Let $X$ be a smooth $n$-manifold, with $n\ge 3$, such that $\pi_1(X)=\left<a_1,\ldots,a_m\right>$ (free group over $m$ elements) and suppose that there is an embedding: $$S^1\times D^{n-1}\subset X$$ where $S^1$ is the circle and $D^{n-1}$ in the closed disk of dimension $n-1$. Why do we have the following equality?
$$\pi_1(X)=\pi_1\left(X\setminus\text{int}\left(S^1\times D^{n-1}\right)\right)$$
Clearly with $\text{int}(\cdot)$ I mean the internal part of a topological space.
On
$\partial(S^1\times \mathbb D^{n-1})= S^1\times S^{n-2}$ , Now you consider a regular open collar neigbourhood $K$ of the boundary inside $S^1\times D^{n-1}$ , s.t $K$ is deformation retract onto $\partial(S^1\times \mathbb D^{n-1})$. Then consider $U= X- int(S^1\times \mathbb D^{n-1}) \cup K$ and $V= int(S^1\times \mathbb D^{n-1})$. Now if $n\geq 4$ , then Van-Kampen gives us that $\pi_1(X)= \pi_1(X- int(S^1\times \mathbb D^{n-1}))$ since the free product term of $\pi_1(S^1\times D^{n-1}) = \mathbb{Z}$ will quotient out by the normal subgroup.( explicitely a generator of $\pi_1(S^1\times D^{n-1})$ is a genarator of $\pi_1(\partial(S^1\times \mathbb D^{n-1}))$ and the converse for $n\geq 4$).
But here we can see, n=3 has a problem, there we cannot use Van-kampen so directly. $X= \mathbb{R^3}$ is a counter example.

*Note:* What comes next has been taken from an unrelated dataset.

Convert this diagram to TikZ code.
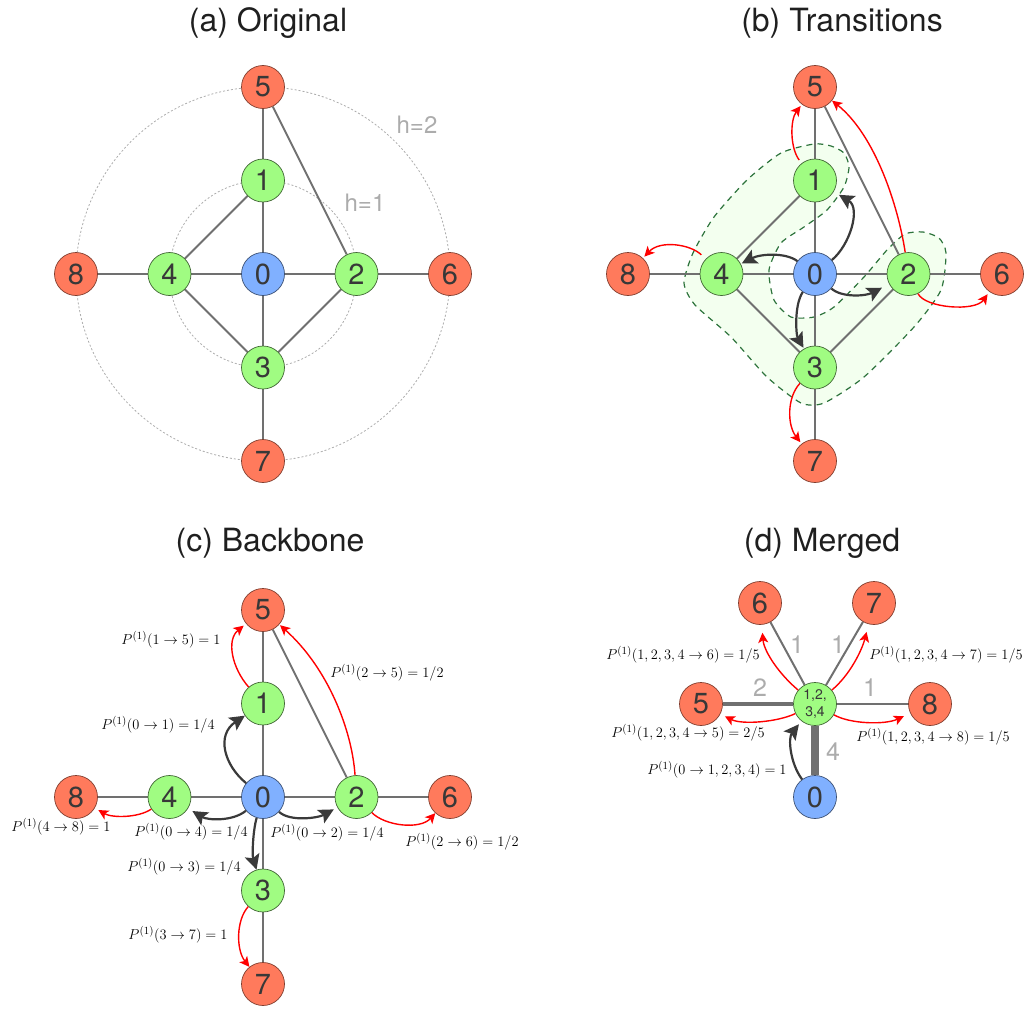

Your space is a deformation retract of the space $X \setminus (S^1 \times 0)$. So it's obtained by deleting a manifold of dimension 1. By invoking transversality theory, deleting a submanifold of codimension at least three does not change the fundamental group. (You should try to prove this yourself; if you can't, I've given answers with a proof of that on this site before.)
So the answer to your question is: it doesn't work as stated; in particular if the loop is not null-homotopic in a 3-manifold. As a particular example, take the obvious circle in $S^3$; its complement deformation retracts onto a circle, so has fundamental group $\Bbb Z$. However, your result is true of the manifold is dimension at least 4.